In March there was another row at the baroness'. Scrambling down a rocky path to investigate, the Wittmers found wild-eyed Rudolph Lorenz standing by a deserted disordered shack. There had been a fight, said he, and the baroness and Philippson had gone off "on an American yacht" to start another colony in the South Seas.
The Post Office of Charles Island is an empty barrel on the seashore. In this barrel Lorenz posted a notice begging to be taken off by the first passing ship.
Until the finding of the two starved corpses on Marchena Island, 160 miles north of Charles Island, that was all the outside world knew. The baroness had vanished. Radio Revivalist Phillips Lord ("Seth Parker"), cruising offshore, reported by wireless that he had dined with the Wittmers only the week before, that the second body could not be Mrs. Wittmer's. Soundest theory seemed to be that Rudolph Lorenz (who may or may not have murdered the baroness) was picked up by the Norwegian fisherman Nuggerud for the trip to San Cristobal Island where Lorenz could take schooner passage to the mainland; that Lorenz was taking with him some letters Mrs. Wittmer wanted posted and some of her baby's clothes as size samples for the purchase of more on the mainland. Nuggerud's fishing boat, the Dinamita, was wrecked and he and Lorenz managed to make the shores of waterless Marchena Island where they died of thirst.

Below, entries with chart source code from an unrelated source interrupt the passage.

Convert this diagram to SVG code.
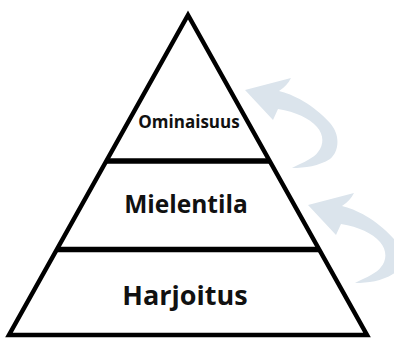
<svg xmlns="http://www.w3.org/2000/svg" xmlns:xlink="http://www.w3.org/1999/xlink" width="394" height="338" viewBox="0 0 394 338">
  <style>
    .edge { fill: #ffffff; stroke: #000000; stroke-width: 4.5; stroke-linejoin: miter; }
    .divider { stroke: #000000; stroke-width: 5.5; }
    .label { font-family: "Open Sans", "Liberation Sans", sans-serif; font-weight: 700; fill: #111111; text-anchor: middle; }
    .arrow { fill: #dbe4ec; }
  </style>
  <defs>
    <path id="curlArrow" class="arrow" d="M245,90 L291,78 Q287,86 279,91 C292,94 313,104 330,123 C340,134 340,151 330,159 C319,166 305,168 292,168 C304,162 314,158 318,152 C324,145 324,135 317,127 C309,118 296,112 278,109 L273,120 Z"/>
  </defs>
  <rect width="394" height="338" fill="#ffffff"/>
  <g id="pyramid">
    <polygon class="edge" points="188,15 9,335 367,335"/>
  </g>
  <g id="connectors">
    <use xlink:href="#curlArrow"/>
    <use xlink:href="#curlArrow" transform="translate(63,115)"/>
  </g>
  <g id="layer-ominaisuus">
    <text class="label" x="189" y="128" font-size="17">Ominaisuus</text>
  </g>
  <g id="layer-mielentila">
    <line class="divider" x1="106" y1="161" x2="270" y2="161"/>
    <text class="label" x="186" y="213" font-size="24.5">Mielentila</text>
  </g>
  <g id="layer-harjoitus">
    <line class="divider" x1="56" y1="249.5" x2="320" y2="249.5"/>
    <text class="label" x="185" y="305" font-size="27">Harjoitus</text>
  </g>
</svg>
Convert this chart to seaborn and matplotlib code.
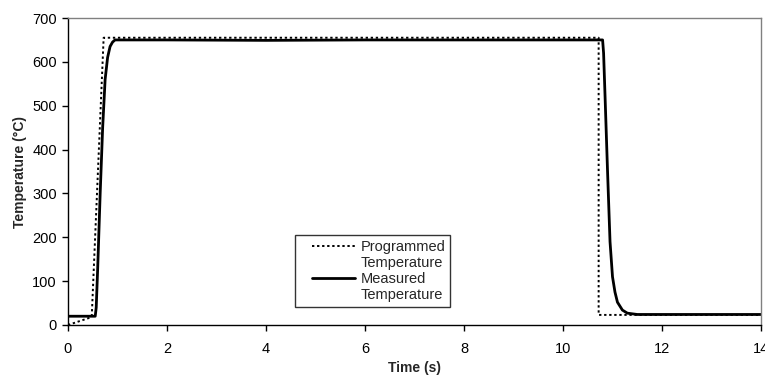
import matplotlib
matplotlib.use("Agg")
import matplotlib.pyplot as plt
import seaborn as sns
import pandas as pd
import numpy as np
from matplotlib.lines import Line2D
from matplotlib.legend_handler import HandlerLine2D

# Programmed temperature profile
prog_time = [0.0, 0.45, 0.48, 0.72, 10.72, 10.72, 14.0]
prog_temp = [0, 17, 20, 655, 655, 23, 23]

# Measured temperature
meas_time = [0.0, 0.55, 0.57, 0.60, 0.65, 0.70, 0.75, 0.80, 0.85, 0.90, 0.95,
             2.0, 4.0, 6.0, 8.0, 10.0, 10.80, 10.82, 10.85, 10.90, 10.95, 11.00,
             11.05, 11.10, 11.20, 11.30, 11.50, 14.0]
meas_temp = [20, 20, 40, 130, 300, 450, 560, 610, 635, 645, 650,
             650, 649, 650, 650, 650, 650, 620, 520, 350, 190, 110,
             75, 52, 34, 27, 24, 24]

x_ticks = [0, 2, 4, 6, 8, 10, 12, 14]
y_ticks = [0, 100, 200, 300, 400, 500, 600, 700]

sns.set_theme(style="white")
plt.rcParams['font.family'] = ['Liberation Sans', 'DejaVu Sans']

fig = plt.figure(figsize=(7.65, 3.81), dpi=100)
ax = fig.add_axes([68/765, 1-325/381, (761-68)/765, (325-18)/381])

df_p = pd.DataFrame({"t": prog_time, "T": prog_temp})
df_m = pd.DataFrame({"t": meas_time, "T": meas_temp})
sns.lineplot(data=df_p, x="t", y="T", ax=ax, color="black", linewidth=1.4,
             linestyle=(0, (1.2, 1.4)), sort=False, estimator=None)
sns.lineplot(data=df_m, x="t", y="T", ax=ax, color="black", linewidth=2.0,
             sort=False, estimator=None)

ax.set_xlim(0, 14)
ax.set_ylim(0, 700)
ax.set_xticks(x_ticks)
ax.set_yticks(y_ticks)
ax.tick_params(axis="both", direction="out", length=4, width=1, color="black",
               labelsize=10.5, labelcolor="black", pad=4)
ax.tick_params(axis="x", pad=8)
ax.tick_params(bottom=True, left=True)
ax.set_xlabel("Time (s)", fontsize=10, fontweight="bold", labelpad=4)
ax.set_ylabel("Temperature (°C)", fontsize=10, fontweight="bold", labelpad=4)

for s in ["left", "bottom"]:
    ax.spines[s].set_color("black")
    ax.spines[s].set_linewidth(1.0)
for s in ["top", "right"]:
    ax.spines[s].set_color("#808080")
    ax.spines[s].set_linewidth(1.0)


class OffsetHandler(HandlerLine2D):
    """Draws the legend line with an empty gap at its left side."""
    def create_artists(self, legend, orig_handle, xdescent, ydescent,
                       width, height, fontsize, trans):
        artists = super().create_artists(legend, orig_handle, xdescent, ydescent,
                                         width, height, fontsize, trans)
        for a in artists:
            x = np.asarray(a.get_xdata(), dtype=float)
            if len(x) >= 2:
                x0, x1 = x.min(), x.max()
                shift = (x1 - x0) * 12 / 55
                a.set_xdata(np.linspace(x0 + shift, x1, len(x)))
        return artists


h_prog = Line2D([], [], color="black", linewidth=1.4, linestyle=(0, (1.2, 1.4)))
h_meas = Line2D([], [], color="black", linewidth=2.0)
h_b1 = Line2D([], [], color="none")
h_b2 = Line2D([], [], color="none")
handles = [h_prog, h_b1, h_meas, h_b2]
labels = ["Programmed", "Temperature", "Measured", "Temperature"]
leg = ax.legend(handles, labels, loc="upper left",
                bbox_to_anchor=(295/765, 1-235/381), bbox_transform=fig.transFigure,
                frameon=True, fancybox=False, edgecolor="black", fontsize=10.5,
                handlelength=3.77, handletextpad=0.4, labelspacing=0.15,
                borderpad=0.33, borderaxespad=0,
                handler_map={h_prog: OffsetHandler(), h_meas: OffsetHandler()})
leg.get_frame().set_linewidth(1.0)

fig.savefig("out.png", dpi=100, facecolor="white")
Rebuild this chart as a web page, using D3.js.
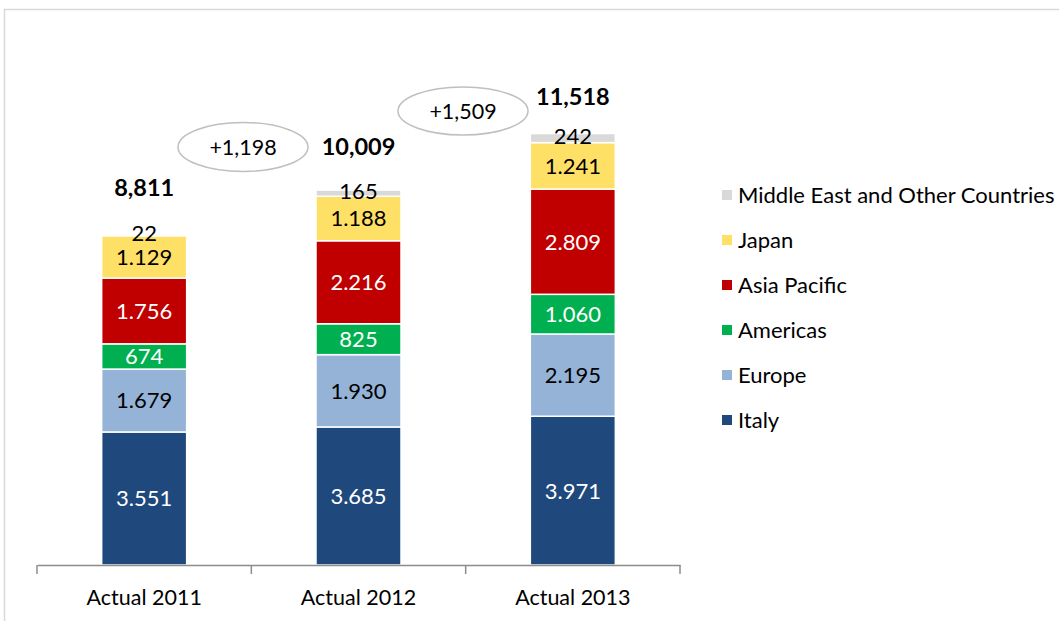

All this should have been investigated last week by the Ecuadorean Government, but Galapagos seemed too far away. Meanwhile yet another Galapagos expedition prepared to sail last week from Los Angeles. Its chief was Dr. Waldo Schmitt, curator of marine invertebrates at the Smithsonian Institution. Tiny crabs, polyps and miniscule sponges are Dr. Schmitt's specialty but he bravely promised to do his best as detective as well.